== Raw data

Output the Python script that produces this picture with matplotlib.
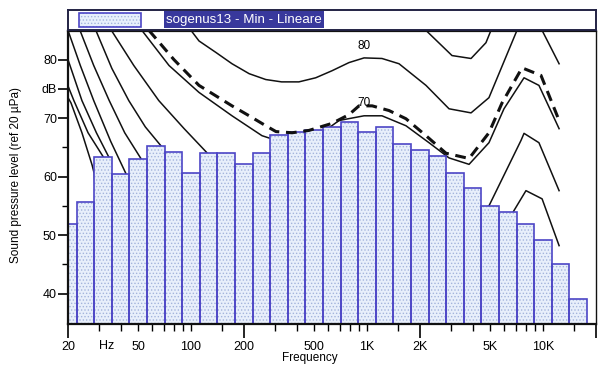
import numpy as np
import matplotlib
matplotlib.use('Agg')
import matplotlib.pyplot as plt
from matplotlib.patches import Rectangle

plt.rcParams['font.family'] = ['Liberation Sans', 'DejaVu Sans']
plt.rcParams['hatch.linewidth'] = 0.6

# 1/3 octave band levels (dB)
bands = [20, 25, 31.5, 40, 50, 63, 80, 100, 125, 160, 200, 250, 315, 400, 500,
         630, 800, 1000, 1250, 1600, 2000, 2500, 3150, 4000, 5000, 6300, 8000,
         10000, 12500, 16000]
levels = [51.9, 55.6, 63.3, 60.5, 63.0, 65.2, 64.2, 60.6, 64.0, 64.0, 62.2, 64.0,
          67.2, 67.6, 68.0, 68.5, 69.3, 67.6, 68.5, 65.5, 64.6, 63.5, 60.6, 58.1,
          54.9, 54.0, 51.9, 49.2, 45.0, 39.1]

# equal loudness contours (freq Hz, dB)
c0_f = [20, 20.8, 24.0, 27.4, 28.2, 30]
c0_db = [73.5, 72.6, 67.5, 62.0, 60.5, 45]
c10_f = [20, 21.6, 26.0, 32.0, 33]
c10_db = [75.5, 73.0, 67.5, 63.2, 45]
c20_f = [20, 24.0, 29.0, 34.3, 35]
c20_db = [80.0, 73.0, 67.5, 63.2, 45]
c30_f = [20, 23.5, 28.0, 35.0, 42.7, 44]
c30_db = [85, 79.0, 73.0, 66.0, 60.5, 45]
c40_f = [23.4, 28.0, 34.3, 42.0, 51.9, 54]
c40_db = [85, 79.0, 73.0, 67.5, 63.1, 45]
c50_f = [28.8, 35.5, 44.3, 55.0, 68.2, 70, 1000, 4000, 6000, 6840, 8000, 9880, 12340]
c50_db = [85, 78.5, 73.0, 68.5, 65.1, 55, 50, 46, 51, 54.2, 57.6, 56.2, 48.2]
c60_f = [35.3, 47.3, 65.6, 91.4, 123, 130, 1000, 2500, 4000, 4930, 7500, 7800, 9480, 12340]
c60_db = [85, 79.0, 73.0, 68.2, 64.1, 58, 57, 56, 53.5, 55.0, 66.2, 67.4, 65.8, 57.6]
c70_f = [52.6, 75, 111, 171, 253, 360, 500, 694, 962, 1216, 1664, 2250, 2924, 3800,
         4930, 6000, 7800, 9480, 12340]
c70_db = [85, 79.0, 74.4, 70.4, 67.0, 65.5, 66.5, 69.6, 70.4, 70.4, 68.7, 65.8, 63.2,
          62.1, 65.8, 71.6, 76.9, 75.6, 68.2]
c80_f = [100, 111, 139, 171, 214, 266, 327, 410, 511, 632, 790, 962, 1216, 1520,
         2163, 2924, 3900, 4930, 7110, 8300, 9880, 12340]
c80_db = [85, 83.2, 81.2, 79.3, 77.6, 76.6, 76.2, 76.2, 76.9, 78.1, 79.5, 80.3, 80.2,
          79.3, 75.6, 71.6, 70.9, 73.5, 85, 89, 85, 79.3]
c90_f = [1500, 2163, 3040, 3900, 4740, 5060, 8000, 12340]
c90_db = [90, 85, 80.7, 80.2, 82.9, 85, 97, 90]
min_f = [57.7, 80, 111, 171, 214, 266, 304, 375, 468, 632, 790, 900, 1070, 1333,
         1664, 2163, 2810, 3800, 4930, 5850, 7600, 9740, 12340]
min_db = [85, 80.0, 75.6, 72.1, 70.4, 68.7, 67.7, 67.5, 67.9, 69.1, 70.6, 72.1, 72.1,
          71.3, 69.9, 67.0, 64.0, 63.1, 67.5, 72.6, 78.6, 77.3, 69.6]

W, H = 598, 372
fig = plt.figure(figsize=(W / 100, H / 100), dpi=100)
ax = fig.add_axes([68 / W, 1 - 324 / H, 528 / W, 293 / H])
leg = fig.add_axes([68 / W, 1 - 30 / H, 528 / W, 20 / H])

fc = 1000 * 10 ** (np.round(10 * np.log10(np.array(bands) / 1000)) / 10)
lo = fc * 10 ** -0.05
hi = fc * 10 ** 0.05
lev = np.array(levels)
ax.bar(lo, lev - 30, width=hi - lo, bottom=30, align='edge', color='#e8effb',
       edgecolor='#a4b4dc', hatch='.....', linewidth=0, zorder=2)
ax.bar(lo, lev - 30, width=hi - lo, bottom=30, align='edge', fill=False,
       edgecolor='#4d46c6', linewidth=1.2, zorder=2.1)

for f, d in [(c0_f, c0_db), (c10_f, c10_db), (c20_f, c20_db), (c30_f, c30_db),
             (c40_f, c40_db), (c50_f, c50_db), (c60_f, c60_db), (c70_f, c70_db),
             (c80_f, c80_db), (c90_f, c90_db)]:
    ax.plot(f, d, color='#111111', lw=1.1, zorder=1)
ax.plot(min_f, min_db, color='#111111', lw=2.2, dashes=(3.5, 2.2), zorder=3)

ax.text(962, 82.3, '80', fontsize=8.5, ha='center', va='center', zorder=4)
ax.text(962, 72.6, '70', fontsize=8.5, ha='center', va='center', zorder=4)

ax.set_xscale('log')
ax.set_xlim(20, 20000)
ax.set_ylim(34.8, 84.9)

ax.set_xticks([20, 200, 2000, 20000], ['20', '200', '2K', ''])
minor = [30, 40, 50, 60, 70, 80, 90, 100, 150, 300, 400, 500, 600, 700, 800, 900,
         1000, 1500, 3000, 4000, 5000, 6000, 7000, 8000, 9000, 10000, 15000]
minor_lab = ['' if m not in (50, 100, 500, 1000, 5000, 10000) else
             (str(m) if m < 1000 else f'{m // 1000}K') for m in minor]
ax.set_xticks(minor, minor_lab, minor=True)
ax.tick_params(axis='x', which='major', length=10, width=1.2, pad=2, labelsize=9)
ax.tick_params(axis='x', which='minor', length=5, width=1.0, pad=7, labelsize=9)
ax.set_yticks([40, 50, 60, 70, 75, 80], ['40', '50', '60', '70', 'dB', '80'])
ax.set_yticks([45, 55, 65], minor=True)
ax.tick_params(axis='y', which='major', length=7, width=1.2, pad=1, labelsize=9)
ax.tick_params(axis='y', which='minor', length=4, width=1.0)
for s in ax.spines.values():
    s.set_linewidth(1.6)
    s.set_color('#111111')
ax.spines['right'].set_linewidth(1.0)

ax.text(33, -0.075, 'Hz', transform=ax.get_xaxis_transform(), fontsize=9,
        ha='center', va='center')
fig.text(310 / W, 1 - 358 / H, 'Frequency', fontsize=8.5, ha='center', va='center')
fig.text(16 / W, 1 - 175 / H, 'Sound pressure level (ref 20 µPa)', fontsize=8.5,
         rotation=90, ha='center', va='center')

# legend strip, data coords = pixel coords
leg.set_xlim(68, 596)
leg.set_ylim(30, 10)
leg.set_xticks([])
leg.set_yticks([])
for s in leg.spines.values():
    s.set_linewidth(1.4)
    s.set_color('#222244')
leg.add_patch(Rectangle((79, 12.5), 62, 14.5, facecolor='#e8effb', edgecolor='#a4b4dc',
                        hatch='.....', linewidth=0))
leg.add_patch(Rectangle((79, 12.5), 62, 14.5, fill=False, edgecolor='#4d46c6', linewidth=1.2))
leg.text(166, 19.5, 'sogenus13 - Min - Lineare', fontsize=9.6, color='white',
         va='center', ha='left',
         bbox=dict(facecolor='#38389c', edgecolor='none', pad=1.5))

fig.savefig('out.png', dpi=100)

====

§ **Exercise**:
Send back the data above word for word, with the pictures left out.

§ **Answer for this exercise**:
Output the Python script that produces this picture with matplotlib.
import numpy as np
import matplotlib
matplotlib.use('Agg')
import matplotlib.pyplot as plt
from matplotlib.patches import Rectangle

plt.rcParams['font.family'] = ['Liberation Sans', 'DejaVu Sans']
plt.rcParams['hatch.linewidth'] = 0.6

# 1/3 octave band levels (dB)
bands = [20, 25, 31.5, 40, 50, 63, 80, 100, 125, 160, 200, 250, 315, 400, 500,
         630, 800, 1000, 1250, 1600, 2000, 2500, 3150, 4000, 5000, 6300, 8000,
         10000, 12500, 16000]
levels = [51.9, 55.6, 63.3, 60.5, 63.0, 65.2, 64.2, 60.6, 64.0, 64.0, 62.2, 64.0,
          67.2, 67.6, 68.0, 68.5, 69.3, 67.6, 68.5, 65.5, 64.6, 63.5, 60.6, 58.1,
          54.9, 54.0, 51.9, 49.2, 45.0, 39.1]

# equal loudness contours (freq Hz, dB)
c0_f = [20, 20.8, 24.0, 27.4, 28.2, 30]
c0_db = [73.5, 72.6, 67.5, 62.0, 60.5, 45]
c10_f = [20, 21.6, 26.0, 32.0, 33]
c10_db = [75.5, 73.0, 67.5, 63.2, 45]
c20_f = [20, 24.0, 29.0, 34.3, 35]
c20_db = [80.0, 73.0, 67.5, 63.2, 45]
c30_f = [20, 23.5, 28.0, 35.0, 42.7, 44]
c30_db = [85, 79.0, 73.0, 66.0, 60.5, 45]
c40_f = [23.4, 28.0, 34.3, 42.0, 51.9, 54]
c40_db = [85, 79.0, 73.0, 67.5, 63.1, 45]
c50_f = [28.8, 35.5, 44.3, 55.0, 68.2, 70, 1000, 4000, 6000, 6840, 8000, 9880, 12340]
c50_db = [85, 78.5, 73.0, 68.5, 65.1, 55, 50, 46, 51, 54.2, 57.6, 56.2, 48.2]
c60_f = [35.3, 47.3, 65.6, 91.4, 123, 130, 1000, 2500, 4000, 4930, 7500, 7800, 9480, 12340]
c60_db = [85, 79.0, 73.0, 68.2, 64.1, 58, 57, 56, 53.5, 55.0, 66.2, 67.4, 65.8, 57.6]
c70_f = [52.6, 75, 111, 171, 253, 360, 500, 694, 962, 1216, 1664, 2250, 2924, 3800,
         4930, 6000, 7800, 9480, 12340]
c70_db = [85, 79.0, 74.4, 70.4, 67.0, 65.5, 66.5, 69.6, 70.4, 70.4, 68.7, 65.8, 63.2,
          62.1, 65.8, 71.6, 76.9, 75.6, 68.2]
c80_f = [100, 111, 139, 171, 214, 266, 327, 410, 511, 632, 790, 962, 1216, 1520,
         2163, 2924, 3900, 4930, 7110, 8300, 9880, 12340]
c80_db = [85, 83.2, 81.2, 79.3, 77.6, 76.6, 76.2, 76.2, 76.9, 78.1, 79.5, 80.3, 80.2,
          79.3, 75.6, 71.6, 70.9, 73.5, 85, 89, 85, 79.3]
c90_f = [1500, 2163, 3040, 3900, 4740, 5060, 8000, 12340]
c90_db = [90, 85, 80.7, 80.2, 82.9, 85, 97, 90]
min_f = [57.7, 80, 111, 171, 214, 266, 304, 375, 468, 632, 790, 900, 1070, 1333,
         1664, 2163, 2810, 3800, 4930, 5850, 7600, 9740, 12340]
min_db = [85, 80.0, 75.6, 72.1, 70.4, 68.7, 67.7, 67.5, 67.9, 69.1, 70.6, 72.1, 72.1,
          71.3, 69.9, 67.0, 64.0, 63.1, 67.5, 72.6, 78.6, 77.3, 69.6]

W, H = 598, 372
fig = plt.figure(figsize=(W / 100, H / 100), dpi=100)
ax = fig.add_axes([68 / W, 1 - 324 / H, 528 / W, 293 / H])
leg = fig.add_axes([68 / W, 1 - 30 / H, 528 / W, 20 / H])

fc = 1000 * 10 ** (np.round(10 * np.log10(np.array(bands) / 1000)) / 10)
lo = fc * 10 ** -0.05
hi = fc * 10 ** 0.05
lev = np.array(levels)
ax.bar(lo, lev - 30, width=hi - lo, bottom=30, align='edge', color='#e8effb',
       edgecolor='#a4b4dc', hatch='.....', linewidth=0, zorder=2)
ax.bar(lo, lev - 30, width=hi - lo, bottom=30, align='edge', fill=False,
       edgecolor='#4d46c6', linewidth=1.2, zorder=2.1)

for f, d in [(c0_f, c0_db), (c10_f, c10_db), (c20_f, c20_db), (c30_f, c30_db),
             (c40_f, c40_db), (c50_f, c50_db), (c60_f, c60_db), (c70_f, c70_db),
             (c80_f, c80_db), (c90_f, c90_db)]:
    ax.plot(f, d, color='#111111', lw=1.1, zorder=1)
ax.plot(min_f, min_db, color='#111111', lw=2.2, dashes=(3.5, 2.2), zorder=3)

ax.text(962, 82.3, '80', fontsize=8.5, ha='center', va='center', zorder=4)
ax.text(962, 72.6, '70', fontsize=8.5, ha='center', va='center', zorder=4)

ax.set_xscale('log')
ax.set_xlim(20, 20000)
ax.set_ylim(34.8, 84.9)

ax.set_xticks([20, 200, 2000, 20000], ['20', '200', '2K', ''])
minor = [30, 40, 50, 60, 70, 80, 90, 100, 150, 300, 400, 500, 600, 700, 800, 900,
         1000, 1500, 3000, 4000, 5000, 6000, 7000, 8000, 9000, 10000, 15000]
minor_lab = ['' if m not in (50, 100, 500, 1000, 5000, 10000) else
             (str(m) if m < 1000 else f'{m // 1000}K') for m in minor]
ax.set_xticks(minor, minor_lab, minor=True)
ax.tick_params(axis='x', which='major', length=10, width=1.2, pad=2, labelsize=9)
ax.tick_params(axis='x', which='minor', length=5, width=1.0, pad=7, labelsize=9)
ax.set_yticks([40, 50, 60, 70, 75, 80], ['40', '50', '60', '70', 'dB', '80'])
ax.set_yticks([45, 55, 65], minor=True)
ax.tick_params(axis='y', which='major', length=7, width=1.2, pad=1, labelsize=9)
ax.tick_params(axis='y', which='minor', length=4, width=1.0)
for s in ax.spines.values():
    s.set_linewidth(1.6)
    s.set_color('#111111')
ax.spines['right'].set_linewidth(1.0)

ax.text(33, -0.075, 'Hz', transform=ax.get_xaxis_transform(), fontsize=9,
        ha='center', va='center')
fig.text(310 / W, 1 - 358 / H, 'Frequency', fontsize=8.5, ha='center', va='center')
fig.text(16 / W, 1 - 175 / H, 'Sound pressure level (ref 20 µPa)', fontsize=8.5,
         rotation=90, ha='center', va='center')

# legend strip, data coords = pixel coords
leg.set_xlim(68, 596)
leg.set_ylim(30, 10)
leg.set_xticks([])
leg.set_yticks([])
for s in leg.spines.values():
    s.set_linewidth(1.4)
    s.set_color('#222244')
leg.add_patch(Rectangle((79, 12.5), 62, 14.5, facecolor='#e8effb', edgecolor='#a4b4dc',
                        hatch='.....', linewidth=0))
leg.add_patch(Rectangle((79, 12.5), 62, 14.5, fill=False, edgecolor='#4d46c6', linewidth=1.2))
leg.text(166, 19.5, 'sogenus13 - Min - Lineare', fontsize=9.6, color='white',
         va='center', ha='left',
         bbox=dict(facecolor='#38389c', edgecolor='none', pad=1.5))

fig.savefig('out.png', dpi=100)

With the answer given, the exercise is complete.